# Irish Stallion - Moores Clover



## mojito (11 May 2011)

Anyone ever seen him or his progeny? Am nearly 100% sure that I will bring my mare to him this year but just wondering if anyone had used him. I know he jumped to Grade A himself and has produced a couple of great ponies already and the stud fee is reasonable.


----------



## Eothain (11 May 2011)

Berta's Clover is the only Moore's Clover that springs to mind. She jumped on the European Pony Team a couple of years back. Is your mare big or small? He's only like 15.2hh I think.

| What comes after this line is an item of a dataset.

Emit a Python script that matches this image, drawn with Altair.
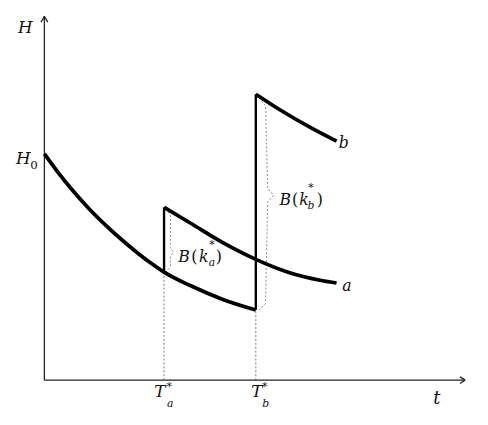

My niece has a cracking Welsh/Arabian cross. She's a bag of scope that does 148cms distances easier than some 148cm ponies and she's only 128cm!!! If I were to ever breed that pony, I'd love to use him


----------



## Tharg (12 May 2011)

What do folks think of Clonleigh Dancer?


----------



## Eothain (12 May 2011)

I know nothing about him except that he's an Irish Draught. Sorry


----------



## mojito (12 May 2011)

imagine if one is another great pony by him and dans clover. I'm sure there are more just cant think right now. The pony i want to bring  to him is 145 cm so hopefully will get a pony he is 152cm


----------



## Eothain (12 May 2011)

Go for it!


----------



## Meg2 (13 May 2011)

We have a wonderful pony mare by Moores Clover. She is currently a dressage pony, competitive nationally at elementary level. She evented at 2** level sucessfully when she was younger. She has the most wonderful temperment in every way. We often joke that if only we had a yardful like her!
Tizara Hill is her name.


----------